GIVEN TASK
Copy the lines of the data below exactly, starting at the first and stopping after the line that contains "import seaborn as sns"; include no pictures.
[Start of INFORMATION SHOWN]
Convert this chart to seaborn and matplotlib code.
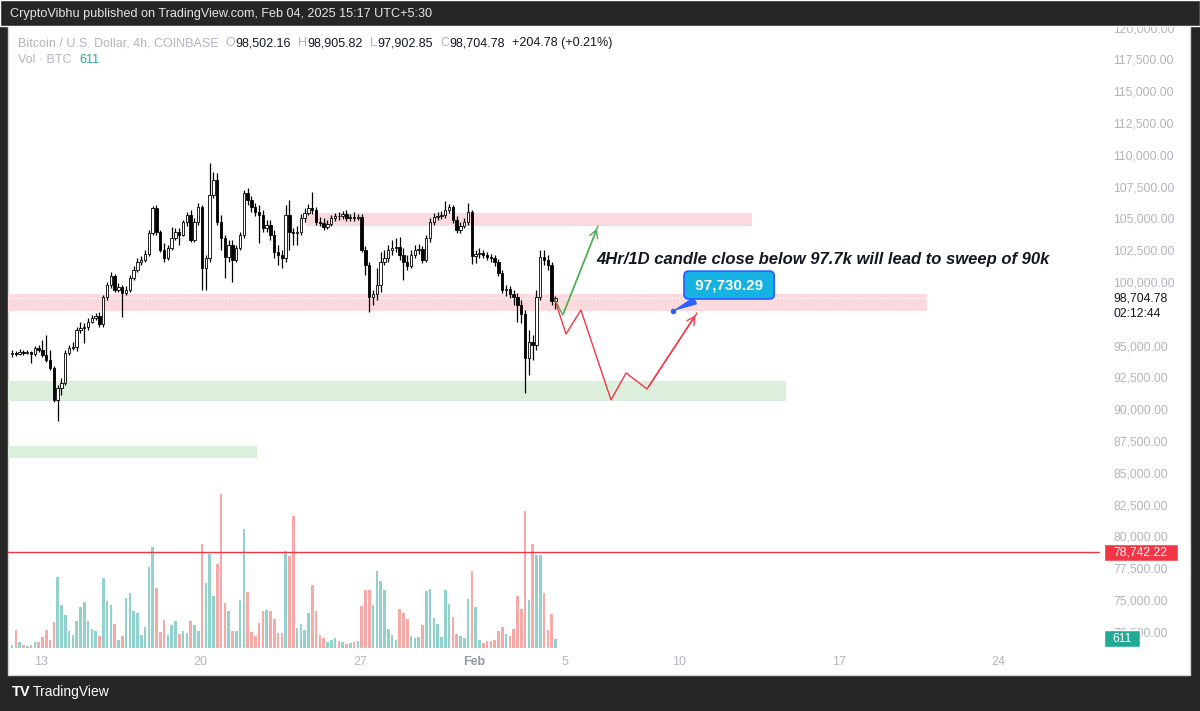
import numpy as np
import pandas as pd
import matplotlib
matplotlib.use("Agg")
import matplotlib.pyplot as plt
import matplotlib.dates as mdates
from matplotlib.patches import Rectangle
from matplotlib.ticker import FixedLocator, FuncFormatter
import seaborn as sns

# BTC/USD 4h candles on Coinbase, times shown in UTC+5:30
first_time = "2025-01-11 17:30"
first_open = 94340
closes = [
    94420, 94340, 94500, 94420, 94500, 94340, 94810, 94660, 94260, 93870,
    93240, 90730, 91670, 92060, 94420, 94810, 94890, 96230, 96380, 96460,
    96860, 97170, 97330, 96700, 98820, 99760, 100470, 99370, 99610, 99140,
    99370, 100310, 100940, 101570, 101730, 102200, 103850, 105820, 103930, 102520,
    101890, 102670, 103460, 103930, 103690, 104720, 105270, 103300, 104720, 105900,
    101100, 101890, 106840, 108020, 104720, 103460, 101970, 102910, 101730, 102670,
    103690, 106990, 106450, 105900, 105500, 105270, 104240, 104480, 103690, 102360,
    102120, 101890, 105270, 103930, 103850, 103930, 105030, 105420, 105820, 105660,
    104720, 104650, 104320, 104560, 105030, 105190, 105150, 105340, 105030, 105110,
    105030, 105110, 102520, 101340, 98820, 99060, 99760, 101570, 101890, 102520,
    102670, 102750, 102120, 101570, 101260, 102120, 102520, 102590, 101730, 103460,
    104720, 105110, 105190, 105270, 105660, 105900, 104870, 104090, 104400, 104720,
    105500, 102040, 102200, 102280, 102120, 101970, 101890, 101570, 100710, 99370,
    99450, 99060, 98820, 98190, 97480, 94030, 95280, 95050, 98820, 101970,
    101730, 101340, 98502.16, 98704.78]
highs = [
    94660, 94580, 94730, 94660, 94660, 94580, 94970, 95050, 95440, 95830,
    94660, 93400, 91900, 92450, 94660, 95050, 95280, 96460, 96860, 96780,
    97170, 97410, 97560, 97640, 98980, 100000, 100790, 100630, 99920, 99760,
    99690, 100550, 101260, 101890, 102040, 102520, 104090, 106000, 106050, 104090,
    103070, 102910, 104320, 104240, 104240, 104870, 105500, 105660, 105030, 106210,
    106050, 102120, 109350, 108650, 108570, 105270, 103690, 103300, 103300, 102910,
    103930, 107230, 107390, 106760, 106210, 106050, 105660, 104870, 104870, 104090,
    102910, 102520, 106050, 106450, 104240, 104400, 105340, 105820, 106130, 107070,
    105900, 105110, 105030, 104870, 105270, 105420, 105500, 105580, 105660, 105340,
    105500, 105340, 105340, 102830, 101570, 99370, 101100, 102360, 102520, 102910,
    103300, 103460, 103540, 102670, 102120, 102520, 102910, 102990, 102830, 103690,
    105030, 105420, 105500, 105580, 106370, 106130, 106050, 105190, 104720, 105030,
    106210, 105660, 102520, 102670, 102520, 102360, 102200, 102120, 101810, 100940,
    99760, 99690, 99370, 99140, 98590, 97800, 96230, 95830, 99370, 102520,
    102520, 102120, 101570, 98905.82]
lows = [
    94110, 94180, 94260, 94260, 94340, 93630, 94180, 94500, 94110, 93710,
    93080, 90570, 89100, 91120, 91900, 94260, 94660, 94580, 95990, 95210,
    96230, 96780, 97010, 96460, 96460, 98590, 99530, 99210, 99210, 97250,
    98980, 99210, 100160, 100790, 101340, 101570, 102040, 103690, 103690, 102360,
    101570, 101730, 102520, 103300, 102910, 103620, 104400, 103140, 103140, 104480,
    99370, 99370, 101570, 106600, 104480, 102520, 100310, 101570, 100000, 101570,
    102520, 103460, 106050, 105500, 105190, 103070, 103930, 103930, 103300, 101890,
    101340, 101100, 101570, 102520, 102910, 102910, 103690, 104720, 105270, 105340,
    104480, 104400, 104090, 104170, 104400, 104790, 104870, 104950, 104790, 104790,
    104790, 104870, 102360, 100550, 97640, 98190, 98590, 99210, 101340, 101570,
    102120, 102360, 101730, 100160, 100940, 101100, 101890, 102200, 101490, 101570,
    103140, 104480, 104870, 104950, 105030, 105420, 104640, 103850, 103850, 104240,
    104480, 101410, 101490, 101890, 101890, 101730, 101570, 101260, 100470, 99140,
    98900, 98740, 98190, 96860, 96780, 91280, 92690, 93870, 94660, 98590,
    101340, 100940, 98190, 97902.85]
volumes = [
    220, 1210, 396, 220, 110, 220, 374, 396, 704, 1188,
    550, 1716, 4686, 2816, 2200, 1144, 836, 1760, 2728, 3036,
    1804, 1254, 1100, 770, 4620, 3124, 2860, 1584, 550, 814,
    3300, 3630, 2420, 2310, 880, 1386, 5324, 6644, 3960, 1034,
    1870, 836, 1496, 1782, 924, 1144, 968, 1804, 1496, 1100,
    6864, 4290, 6204, 3432, 5566, 10164, 2948, 2442, 1100, 1144,
    3146, 7832, 3696, 1056, 770, 1628, 2464, 2486, 2420, 1892,
    1012, 1012, 6424, 6094, 8734, 1342, 1584, 1166, 2288, 4180,
    2420, 836, 638, 396, 506, 638, 440, 374, 286, 308,
    374, 484, 2794, 3850, 3850, 2816, 5060, 4444, 3806, 1276,
    880, 550, 2574, 2332, 1914, 814, 682, 748, 1540, 3784,
    3916, 1958, 1606, 748, 3850, 2904, 2046, 946, 770, 660,
    3234, 5060, 2728, 550, 308, 440, 440, 506, 1100, 1364,
    924, 770, 1254, 3432, 2574, 9020, 3146, 6864, 6160, 6160,
    3630, 1210, 2244, 611]

last_price = 98704.78
alert_price = 78742.22

# right price scale and time scale
price_ticks = [72500, 75000, 77500, 80000, 82500, 85000, 87500, 90000, 92500, 95000,
               100000, 102500, 105000, 107500, 110000, 112500, 115000, 117500, 120000]
date_ticks = ["2025-01-13", "2025-01-20", "2025-01-27", "2025-02-01", "2025-02-05",
              "2025-02-10", "2025-02-17", "2025-02-24"]
date_labels = ["13", "20", "27", "Feb", "5", "10", "17", "24"]

# zones drawn on the chart
zone_start = ["2025-01-24 14:00", "2025-01-10", "2025-01-10", "2025-01-10"]
zone_end = ["2025-02-13 04:00", "2025-02-20 20:30", "2025-02-14 16:30", "2025-01-22 11:00"]
zone_low = [104400, 97730, 90650, 86170]
zone_high = [105420, 99060, 92220, 87110]
zone_color = ["#fcd9dc", "#fcd9dc", "#dcefdd", "#dcefdd"]

# projected paths
bull_time = ["2025-02-04 13:00", "2025-02-04 21:20", "2025-02-06 10:20"]
bull_price = [98590, 97410, 104400]
bear_time = ["2025-02-04 13:00", "2025-02-05 00:40", "2025-02-05 16:20", "2025-02-07 00:00",
             "2025-02-07 15:50", "2025-02-08 13:55", "2025-02-10 18:30"]
bear_price = [98590, 95910, 97800, 90730, 92850, 91590, 97560]

note_text = "4Hr/1D candle close below 97.7k will lead to sweep of 90k"
note_time = "2025-02-06 08:10"
note_price = 101730
callout_text = "97,730.29"
callout_point = ("2025-02-09 17:15", 97730.29)
callout_box = ("2025-02-12 04:20", 99760)

W, H = 1200, 711
sns.set_style("white")
plt.rcParams["font.family"] = ["Liberation Sans", "DejaVu Sans"]

fig = plt.figure(figsize=(W / 100, H / 100), dpi=100, facecolor="#262626")


def fbox(x, y, w, h):
    # rectangle in figure pixels, y from the top
    return (x / W, 1 - (y + h) / H), w / W, h / H


xy, w, h = fbox(8, 26, 1182, 649)
fig.add_artist(Rectangle(xy, w, h, transform=fig.transFigure, facecolor="white",
                         edgecolor="#d6d6d6", lw=1, zorder=-2))

ax = fig.add_axes([8 / W, 1 - 648 / H, 1092 / W, 622 / H])
ax2 = ax.twinx()
ax.set_zorder(ax2.get_zorder() + 1)
ax.patch.set_visible(False)
ax2.patch.set_visible(False)

df = pd.DataFrame({
    "time": pd.date_range(first_time, periods=len(closes), freq="4h"),
    "close": closes, "high": highs, "low": lows, "volume": volumes,
})
df["open"] = [first_open] + closes[:-1]
df["t"] = mdates.date2num(df["time"])
df["dir"] = np.where(df["close"] >= df["open"], "up", "down")
vol_colors = {"up": "#92d2cc", "down": "#f7a9a7"}

# volume
ax2.bar(df["t"], df["volume"], width=0.115, color=df["dir"].map(vol_colors), linewidth=0)
ax2.set_ylim(0, 41050)

# zones
for s, e, lo, hi, c in zip(zone_start, zone_end, zone_low, zone_high, zone_color):
    x0 = mdates.date2num(pd.Timestamp(s))
    x1 = mdates.date2num(pd.Timestamp(e))
    ax.add_patch(Rectangle((x0, lo), x1 - x0, hi - lo, facecolor=c, edgecolor="none", zorder=1))

ax.axhline(last_price, color="white", lw=1, ls=(0, (1, 1.5)), zorder=2)

# candles
ax.vlines(df["t"], df["low"], df["high"], color="black", lw=0.9, zorder=3)
body_lo = np.minimum(df["open"], df["close"])
body_h = np.maximum(np.abs(df["close"] - df["open"]), 50)
face = np.where(df["dir"] == "up", "white", "black")
ax.bar(df["t"], body_h, bottom=body_lo, width=0.11, color=face, edgecolor="black",
       linewidth=0.6, zorder=4)

# projections
green, red = "#4caf50", "#f23645"
bt = mdates.date2num(pd.to_datetime(bull_time))
rt = mdates.date2num(pd.to_datetime(bear_time))
sns.lineplot(x=bt, y=bull_price, sort=False, color=green, lw=1, ax=ax, zorder=5)
sns.lineplot(x=rt, y=bear_price, sort=False, color=red, lw=1, ax=ax, zorder=5)
ax.annotate("", xy=(bt[-1], bull_price[-1]), xytext=(bt[-2], bull_price[-2]),
            arrowprops=dict(arrowstyle="->,head_length=0.55,head_width=0.3", color=green, lw=1),
            zorder=5)
ax.annotate("", xy=(rt[-1], bear_price[-1]), xytext=(rt[-2], bear_price[-2]),
            arrowprops=dict(arrowstyle="->,head_length=0.55,head_width=0.3", color=red, lw=1),
            zorder=5)

ax.axhline(alert_price, color=red, lw=1, zorder=5)

ax.text(mdates.date2num(pd.Timestamp(note_time)), note_price, note_text, fontsize=12,
        fontweight="bold", fontstyle="italic", color="#131722", va="center", zorder=6)

cp = (mdates.date2num(pd.Timestamp(callout_point[0])), callout_point[1])
cb = (mdates.date2num(pd.Timestamp(callout_box[0])), callout_box[1])
ax.annotate(" " + callout_text + " ", xy=cp, xytext=cb, ha="center", va="center",
            color="white", fontsize=11, fontweight="bold", zorder=7,
            bbox=dict(boxstyle="round,pad=0.45,rounding_size=0.3", fc="#16b2e2", ec="#2962ff", lw=1.3),
            arrowprops=dict(arrowstyle="wedge,tail_width=0.45", fc="#2962ff", ec="#2962ff", lw=0.8))
ax.plot([cp[0]], [cp[1]], marker="o", ms=3, color="#2962ff", zorder=7)

# axes
base = mdates.date2num(pd.Timestamp("2025-01-13"))
ax.set_xlim(base - 1.447, base + 46.447)
ax.set_ylim(71232, 120122)
ax.yaxis.tick_right()
ax.yaxis.set_major_locator(FixedLocator(price_ticks))
ax.yaxis.set_major_formatter(FuncFormatter(lambda v, p: f"{v:,.2f}"))
ax.tick_params(axis="y", length=0, pad=9.5, labelsize=8.7, labelcolor="#b2b5be")
ax.set_xticks(mdates.date2num(pd.to_datetime(date_ticks)))
ax.set_xticklabels(date_labels)
ax.tick_params(axis="x", length=0, pad=6, labelsize=9, labelcolor="#b2b5be")
for lab in ax.get_xticklabels():
    if lab.get_text() == "Feb":
        lab.set_fontweight("bold")
        lab.set_color("#9598a1")
ax2.set_yticks([])
ax2.tick_params(axis="x", length=0, labelbottom=False, labeltop=False)
for a in (ax, ax2):
    for sp in a.spines.values():
        sp.set_visible(False)

# price scale labels
ax.annotate(f"{last_price:,.2f}", xy=(1, last_price), xycoords=("axes fraction", "data"),
            xytext=(9.5, 0), textcoords="offset points", va="center", fontsize=8.7, color="#131722")
ax.annotate("02:12:44", xy=(1, last_price), xycoords=("axes fraction", "data"),
            xytext=(9.5, -11), textcoords="offset points", va="center", fontsize=8.7, color="#131722")

y_alert = H - ax.transData.transform((0, alert_price))[1]
xy, w, h = fbox(1104, y_alert - 8.5, 74, 17)
fig.add_artist(Rectangle(xy, w, h, transform=fig.transFigure, facecolor=red, zorder=6))
fig.text(1113 / W, 1 - y_alert / H, f"{alert_price:,.2f}", color="white", fontsize=8.7,
         va="center", zorder=7)

y_vol = H - ax2.transData.transform((0, volumes[-1]))[1]
xy, w, h = fbox(1104, y_vol - 8.5, 36, 17)
fig.add_artist(Rectangle(xy, w, h, transform=fig.transFigure, facecolor="#22ab94", zorder=6))
fig.text(1122 / W, 1 - y_vol / H, f"{volumes[-1]}", color="white", fontsize=8.7,
         va="center", ha="center", zorder=7)

# header / legend / footer
xy, w, h = fbox(0, 0, W, 26)
fig.add_artist(Rectangle(xy, w, h, transform=fig.transFigure, facecolor="#262626", zorder=5))
fig.text(10 / W, 1 - 14 / H, "CryptoVibhu published on TradingView.com, Feb 04, 2025 15:17 UTC+5:30",
         color="#e6e6e6", fontsize=9.1, va="center", zorder=6)

gray, dark, teal = "#b2b5be", "#131722", "#22ab94"
renderer = fig.canvas.get_renderer()


def text_row(x, y, parts):
    # draw coloured pieces one after another; gap is the space after each piece, in px
    for s, c, gap in parts:
        t = fig.text(x / W, 1 - y / H, s, color=c, fontsize=9, va="center", zorder=6)
        x += t.get_window_extent(renderer).width + gap


text_row(18, 43, [("Bitcoin / U.S. Dollar, 4h, COINBASE", gray, 7), ("O", gray, 0.5),
                  ("98,502.16", dark, 7), ("H", gray, 0.5), ("98,905.82", dark, 7),
                  ("L", gray, 0.5), ("97,902.85", dark, 7), ("C", gray, 0.5),
                  ("98,704.78", dark, 7), ("+204.78 (+0.21%)", dark, 0)])
text_row(18, 60, [("Vol · BTC", gray, 8), ("611", teal, 0)])

fig.text(12 / W, 1 - 692 / H, "TV", color="white", fontsize=10.5, fontweight="bold",
         va="center", zorder=6)
fig.text(33 / W, 1 - 692 / H, "TradingView", color="white", fontsize=10, va="center", zorder=6)

fig.savefig("out.png", dpi=100, facecolor=fig.get_facecolor())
[End of INFORMATION SHOWN]
SOLUTION
Convert this chart to seaborn and matplotlib code.
import numpy as np
import pandas as pd
import matplotlib
matplotlib.use("Agg")
import matplotlib.pyplot as plt
import matplotlib.dates as mdates
from matplotlib.patches import Rectangle
from matplotlib.ticker import FixedLocator, FuncFormatter
import seaborn as sns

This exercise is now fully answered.